You see, I am discovering that Nursing School is in fact a lot like labor. Does that sound like a stretch? Bear with me as we explore the two Stages of Labor, nursing school version.

Stage One

Latent Phase (Just Breathe):

My first semester was fun and engaging. I embraced this new world of studies and discovered my best ways of learning. I felt the “labor pains,” but with them came excitement, anticipation, and a hunger to learn. Tough patches? Sure. But I engaged the support of others, met the challenge head on, and overcame.

Active Phase (Surprise!):

It’s kind of like when a seasoned mom tries to explain the experience of labor, but we don’t really “get it” until we finally get there ourselves. Everything seemed normal as I registered for fun electives, took on new opportunities, and still ran home by early afternoon most days to chillax with my family. Then, whoa! Suddenly an old I Love Lucy episode (with Lucy and Ethel frantically trying to box chocolates from a speeding conveyor belt), shared strategically with the Fall 2014 Cohort during our first semester, began to make perfect sense. It was getting real. Too real?

Transition Phase (Strong, Painful, and Frequent):

The labor pains came one on top of the other. Breathe? Are you kidding? Contractions (exams and critical assignments) were due every week and I could not keep up! My old way of managing no longer worked. I can’t do this anymore! I found myself complaining when really there are people who dream night and day of partaking in this experience. I faced a real struggle, serious self-doubt, awaiting a new semester that many said would be even worse.

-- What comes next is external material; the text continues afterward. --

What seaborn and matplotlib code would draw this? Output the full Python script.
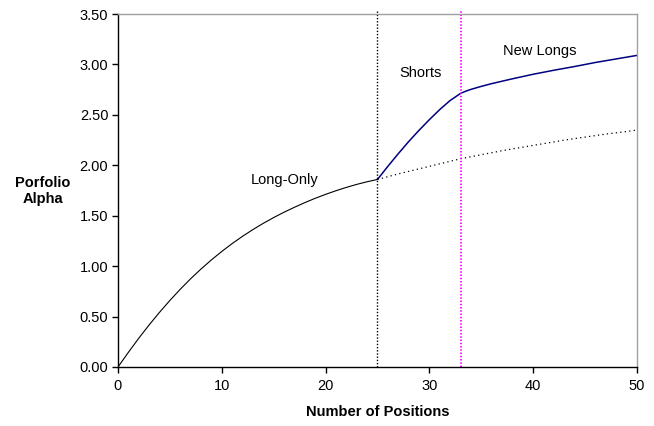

But my birth doulas–my husband; my mentors, advisers, and counselors; my colleagues–all reminded me:

You’ve already come this far;
You are further than you were before.
The baby is closer now than ever before.
You are doing something that is very, very hard;
Take a deep breath: you can do it.

Stage 2

(Push!)

Now just thinking about seeing my baby—passing the National Council Licensure Examination for Registered Nurses (NCLEX-RN) makes me want to do whatever it takes! No more fear and regret, no worries that the past will repeat itself. I must, and will, do everything possible to succeed. I am pushing. Sure it hurts, but it’s worth it. The dream of graduating is ours to receive. So close: a triumphant journey from the first thought of possibly wanting that baby to finally—finally—having him!

Push! Dreams do come true! Feel it. Imagine it. Make it happen.